Question
A line passing through $(0,0,1)$ and intersecting lines $x+2y+z=1 , -x+y-2z =2$ and $x+y =2 ,x+z=2$. What is the intersecting points of the line with $xy$ plane
My attempt
I computed the line of intersection of both the pair of plane
$$L_1= -5i + j + 3k$$
$$L_2 = i - j - k$$
Then tried to get the direction ratios (let it be $ai+bj+ck$) of the line parallel to the line we need to find via the condition that all 3 lines need to be coplanar to intersect. Which gives me
$$a-b+2c=0$$
And I am stuck here
The plan is:
(1) Find out the parametric equations of the two known lines;
(2) The unknown line intersects the two known lines. This yields two conditions for the parametric equation of the unknown line. Find out these two conditions.
(3) The unknown line passes through the point (0,0,1). This reveals in part the equation of the unknown line.
(4) The unknown line intersects the xy-plane (or, the plane $z=0$). Using this condition, use the above derived equation of the unknown line to determine the x and y-coordinate of the intersection point. Its z-coordinate is $z=0$.
In detail,
Line (1) is given as an intersection of two planes,
$$x+2y+z=1$$ $$-x+y-2z=2$$
That is, the first plane has a normal $\vec{n_1}$= (1,2,1), while the second plane has a normal $\vec{n_2}$= (-1,1,-2).

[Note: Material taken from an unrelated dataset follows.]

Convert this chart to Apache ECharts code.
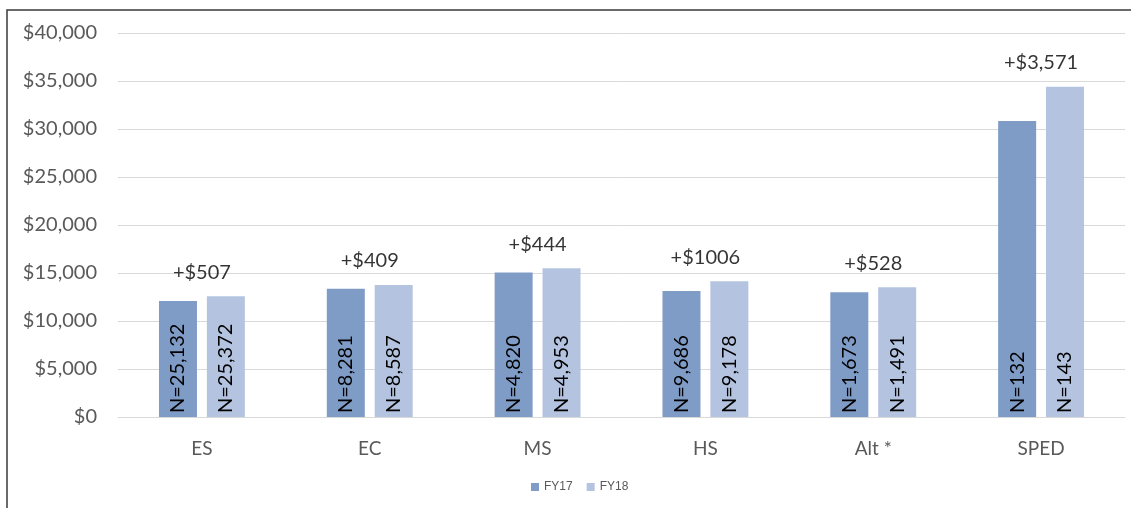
<!DOCTYPE html>
<html>
<head>
<meta charset="utf-8">
<script src="https://cdn.jsdelivr.net/npm/echarts@6/dist/echarts.min.js"></script>
<style>
  html, body { margin: 0; padding: 0; background: #fff; }
  #chart { width: 1131px; height: 508px; }
</style>
</head>
<body>
<div id="chart"></div>
<script>
let categories = ["ES", "EC", "MS", "HS", "Alt *", "SPED"];
let fy17 = [12080, 13350, 15050, 13130, 12990, 30840];
let fy18 = [12590, 13760, 15490, 14140, 13520, 34410];
let n17 = ["N=25,132", "N=8,281", "N=4,820", "N=9,686", "N=1,673", "N=132"];
let n18 = ["N=25,372", "N=8,587", "N=4,953", "N=9,178", "N=1,491", "N=143"];
let diffs = ["+$507", "+$409", "+$444", "+$1006", "+$528", "+$3,571"];
let yTicks = [0, 5000, 10000, 15000, 20000, 25000, 30000, 35000, 40000];

let chart = echarts.init(document.getElementById("chart"));
let font = "Lato, 'Open Sans', sans-serif";
let color = ["rgb(127, 156, 199)", "rgb(180, 196, 224)"];

let nLabel = (texts) => ({
  show: true,
  position: "insideBottom",
  rotate: 90,
  align: "left",
  verticalAlign: "middle",
  distance: 4,
  color: "#000",
  fontFamily: font,
  fontSize: 20,
  formatter: (p) => texts[p.dataIndex],
});

let option = {
  animation: false,
  textStyle: { fontFamily: font },
  grid: { left: 118, right: 6, top: 33, bottom: 91 },
  legend: {
    data: ["FY17", "FY18"],
    bottom: 10,
    left: 526,
    itemWidth: 8,
    itemHeight: 8,
    itemGap: 14,
    icon: "rect",
    textStyle: { color: "#595959", fontSize: 12, fontFamily: "'Liberation Sans', Arial, sans-serif" },
  },
  xAxis: {
    type: "category",
    data: categories,
    axisTick: { show: false },
    axisLine: { lineStyle: { color: "#d9d9d9" } },
    axisLabel: { color: "#595959", fontSize: 19, margin: 22, fontFamily: font },
  },
  yAxis: {
    type: "value",
    min: yTicks[0],
    max: yTicks[yTicks.length - 1],
    interval: 5000,
    axisLine: { show: false },
    axisTick: { show: false },
    splitLine: { lineStyle: { color: "#d9d9d9" } },
    axisLabel: {
      color: "#595959",
      fontSize: 20,
      margin: 21,
      fontFamily: font,
      formatter: (v) => "$" + v.toLocaleString("en-US"),
    },
  },
  series: [
    {
      name: "FY17",
      type: "bar",
      color: color[0],
      data: fy17,
      barWidth: 38,
      barGap: "26%",
      label: nLabel(n17),
    },
    {
      name: "FY18",
      type: "bar",
      color: color[1],
      data: fy18,
      barWidth: 38,
      label: nLabel(n18),
    },
    {
      name: "diff",
      type: "scatter",
      symbolSize: 0,
      data: fy17.map((v, i) => Math.max(v, fy18[i])),
      label: {
        show: true,
        position: "top",
        distance: 14,
        color: "#000",
        fontSize: 20,
        fontFamily: font,
        formatter: (p) => diffs[p.dataIndex],
      },
      silent: true,
    },
  ],
  graphic: [
    {
      type: "polyline",
      shape: { points: [[7, 520], [7, 10], [1140, 10]] },
      style: { stroke: "#3a3a3a", lineWidth: 1.5, fill: null },
      silent: true,
    },
  ],
};
chart.setOption(option);
</script>
</body>
</html>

Then the vector $\vec{v}=\vec{n_1}\times\vec{n_2}$=(-5,-1,3) is parallel to line (1), and its parametric equation is
$$\vec{x}=\vec{x_0}+\vec{v}t$$
We can see that $\vec{v}$ is not parallel to any of the coordinate planes thus it is safe to assume that line (1) intersects the plane $y=0$. Plug this into the equation of the 2 intersecting planes defining line (1) and find the intersection point to be (4,0,-3). Therefore, the parametric equation of line (1) is:
$$x=4-5t$$ $$y=-t$$ $$z=-3+3t$$
Analogously, process the known equations of the two intersecting planes, defining line (2): The vector $\vec{v}$ in this case is (1,-1,-1). Line (2) intersects the coordinate plane $y=0$ in point (2,0,0) which gives the parametric equation of line(2) to be:
$$x=2+s$$ $$y=-s$$ $$z=-s$$
Now, assume the unknown line has parametric equation
$$x=x_0+pa$$ $$y=y_0+pb$$ $$z=z_0+pc$$
This line intersects Line (1): at the intersection point, $x$ and $y$ are identical. Therefore:
$$4-5t=x_0+pa$$ $$-t=y_0+pb$$
From here, express $t$, and $p$ through the unknowns $x_0,y_0,a,b$. Now, $z$ must be identical for both lines at the intersection point, or else the lines are skew. In the equations for $z$, now plug in $t$ and $p$ to find the first condition:
$$z_0+c\frac{x_0-5y_0-4}{5b-a}=-3-3y_0+3b\frac{x_0-5y_0-4}{a-5b}$$
Analogously, Line (2) and the unknown line intersect and using the same procedure, are found to yield at the intersection point the second condition, namely
$$z_0+c\frac{2-x_0-y_0}{a+b}=y_0-b\frac{x_0+y_0-2}{a+b}$$
Because the unknown line passes through the point (0,0,1), we can write its parametric equation as
$$x=pa$$ $$y=pb$$ $$z=1+pc$$
where $x_0=0, y_0=0,z_0=1$. Plug these into conditions one and two above. Express $c$. Plug its value into the first condition and solve for $b$:
$$b=\frac{a}{3}.$$
Then, $c=-\frac{a}{3}$. Finally, the parametric eq. of the unknown line is
$$x=pa$$ $$y=\frac{pa}{3}$$ $$z=1-\frac{pa}{3}$$
Use these equations to find out, that this line intersects the coordinate plane $z=0$ at point (3,1,0).